> _Stated task_
Repeat the records below exactly, leaving out every picture.

-- begin --

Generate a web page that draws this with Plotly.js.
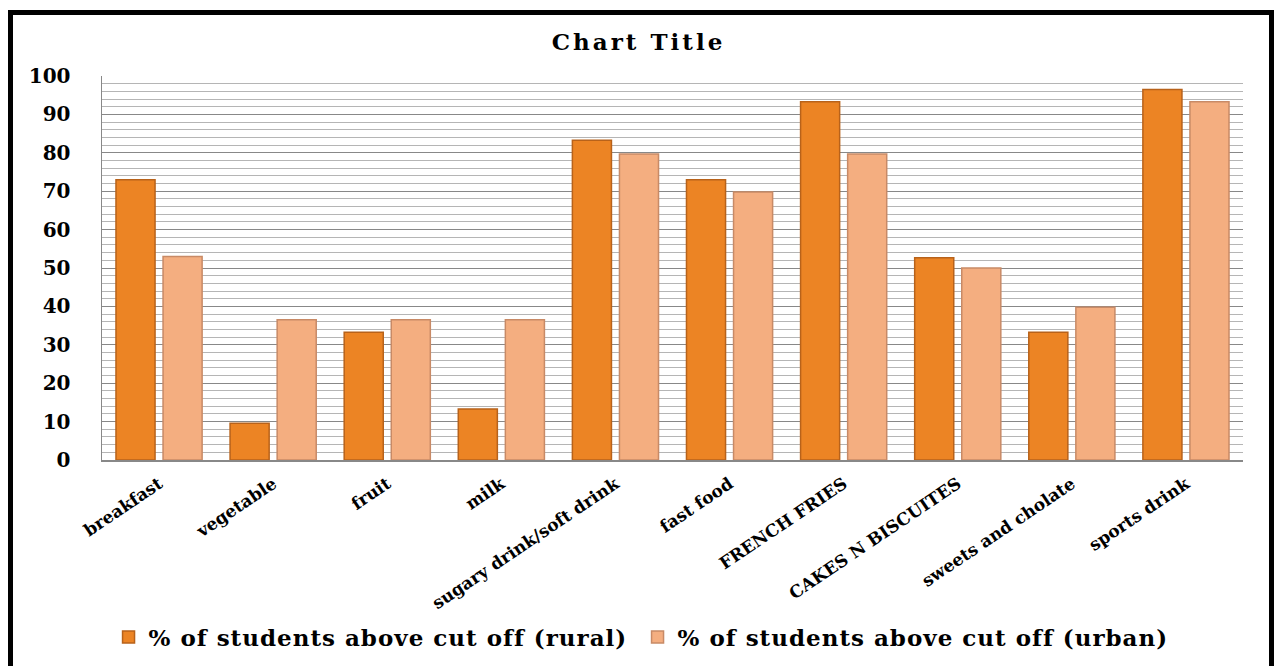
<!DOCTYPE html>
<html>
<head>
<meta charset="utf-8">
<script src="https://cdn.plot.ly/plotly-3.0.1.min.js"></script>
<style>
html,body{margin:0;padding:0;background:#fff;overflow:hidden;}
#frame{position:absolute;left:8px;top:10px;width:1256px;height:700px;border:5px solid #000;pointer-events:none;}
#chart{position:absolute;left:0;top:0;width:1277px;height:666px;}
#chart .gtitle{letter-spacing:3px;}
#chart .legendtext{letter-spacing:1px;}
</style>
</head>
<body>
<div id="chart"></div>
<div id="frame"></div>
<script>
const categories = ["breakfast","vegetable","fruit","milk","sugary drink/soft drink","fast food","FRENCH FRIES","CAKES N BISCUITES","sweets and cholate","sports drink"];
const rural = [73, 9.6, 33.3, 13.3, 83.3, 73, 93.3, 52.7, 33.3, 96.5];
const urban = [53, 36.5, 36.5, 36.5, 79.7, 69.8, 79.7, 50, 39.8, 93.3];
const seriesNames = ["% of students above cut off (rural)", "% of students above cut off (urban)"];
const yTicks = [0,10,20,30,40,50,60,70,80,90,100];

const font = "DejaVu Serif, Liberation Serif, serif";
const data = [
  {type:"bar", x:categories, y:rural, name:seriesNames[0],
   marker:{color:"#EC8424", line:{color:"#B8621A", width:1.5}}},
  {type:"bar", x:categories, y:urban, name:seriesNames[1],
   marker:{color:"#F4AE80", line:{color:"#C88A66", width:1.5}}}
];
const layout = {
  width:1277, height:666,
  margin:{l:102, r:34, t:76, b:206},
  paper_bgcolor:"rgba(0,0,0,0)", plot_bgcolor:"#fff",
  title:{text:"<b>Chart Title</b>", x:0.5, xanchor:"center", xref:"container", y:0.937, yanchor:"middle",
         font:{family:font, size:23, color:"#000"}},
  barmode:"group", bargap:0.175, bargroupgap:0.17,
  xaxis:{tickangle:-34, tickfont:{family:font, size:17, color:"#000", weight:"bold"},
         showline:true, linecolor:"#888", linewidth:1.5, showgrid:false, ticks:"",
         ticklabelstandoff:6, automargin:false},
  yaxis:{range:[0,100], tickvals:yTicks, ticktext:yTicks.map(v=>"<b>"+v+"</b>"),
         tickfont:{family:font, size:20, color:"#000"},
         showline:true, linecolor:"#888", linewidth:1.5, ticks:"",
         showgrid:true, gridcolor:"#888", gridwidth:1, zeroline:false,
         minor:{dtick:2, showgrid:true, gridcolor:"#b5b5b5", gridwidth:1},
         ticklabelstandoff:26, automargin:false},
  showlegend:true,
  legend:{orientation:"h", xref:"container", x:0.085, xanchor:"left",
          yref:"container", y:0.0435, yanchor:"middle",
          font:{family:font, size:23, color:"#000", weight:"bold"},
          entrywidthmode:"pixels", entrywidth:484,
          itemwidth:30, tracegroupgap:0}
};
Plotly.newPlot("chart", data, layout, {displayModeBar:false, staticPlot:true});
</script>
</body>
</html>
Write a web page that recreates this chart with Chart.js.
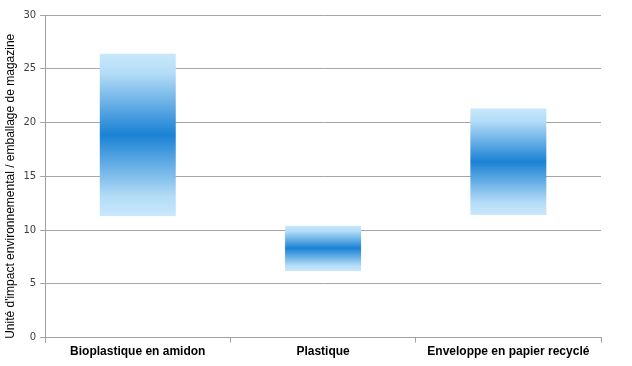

-- end --

> _Expected answer_
Generate a web page that draws this with Plotly.js.
<!DOCTYPE html>
<html>
<head>
<meta charset="utf-8">
<script src="https://cdn.plot.ly/plotly-3.0.1.min.js"></script>
<style>
html,body{margin:0;padding:0;background:#fff;overflow:hidden;}
#frame{position:absolute;left:8px;top:10px;width:1256px;height:700px;border:5px solid #000;pointer-events:none;}
#chart{position:absolute;left:0;top:0;width:1277px;height:666px;}
#chart .gtitle{letter-spacing:3px;}
#chart .legendtext{letter-spacing:1px;}
</style>
</head>
<body>
<div id="chart"></div>
<div id="frame"></div>
<script>
const categories = ["breakfast","vegetable","fruit","milk","sugary drink/soft drink","fast food","FRENCH FRIES","CAKES N BISCUITES","sweets and cholate","sports drink"];
const rural = [73, 9.6, 33.3, 13.3, 83.3, 73, 93.3, 52.7, 33.3, 96.5];
const urban = [53, 36.5, 36.5, 36.5, 79.7, 69.8, 79.7, 50, 39.8, 93.3];
const seriesNames = ["% of students above cut off (rural)", "% of students above cut off (urban)"];
const yTicks = [0,10,20,30,40,50,60,70,80,90,100];

const font = "DejaVu Serif, Liberation Serif, serif";
const data = [
  {type:"bar", x:categories, y:rural, name:seriesNames[0],
   marker:{color:"#EC8424", line:{color:"#B8621A", width:1.5}}},
  {type:"bar", x:categories, y:urban, name:seriesNames[1],
   marker:{color:"#F4AE80", line:{color:"#C88A66", width:1.5}}}
];
const layout = {
  width:1277, height:666,
  margin:{l:102, r:34, t:76, b:206},
  paper_bgcolor:"rgba(0,0,0,0)", plot_bgcolor:"#fff",
  title:{text:"<b>Chart Title</b>", x:0.5, xanchor:"center", xref:"container", y:0.937, yanchor:"middle",
         font:{family:font, size:23, color:"#000"}},
  barmode:"group", bargap:0.175, bargroupgap:0.17,
  xaxis:{tickangle:-34, tickfont:{family:font, size:17, color:"#000", weight:"bold"},
         showline:true, linecolor:"#888", linewidth:1.5, showgrid:false, ticks:"",
         ticklabelstandoff:6, automargin:false},
  yaxis:{range:[0,100], tickvals:yTicks, ticktext:yTicks.map(v=>"<b>"+v+"</b>"),
         tickfont:{family:font, size:20, color:"#000"},
         showline:true, linecolor:"#888", linewidth:1.5, ticks:"",
         showgrid:true, gridcolor:"#888", gridwidth:1, zeroline:false,
         minor:{dtick:2, showgrid:true, gridcolor:"#b5b5b5", gridwidth:1},
         ticklabelstandoff:26, automargin:false},
  showlegend:true,
  legend:{orientation:"h", xref:"container", x:0.085, xanchor:"left",
          yref:"container", y:0.0435, yanchor:"middle",
          font:{family:font, size:23, color:"#000", weight:"bold"},
          entrywidthmode:"pixels", entrywidth:484,
          itemwidth:30, tracegroupgap:0}
};
Plotly.newPlot("chart", data, layout, {displayModeBar:false, staticPlot:true});
</script>
</body>
</html>
Write a web page that recreates this chart with Chart.js.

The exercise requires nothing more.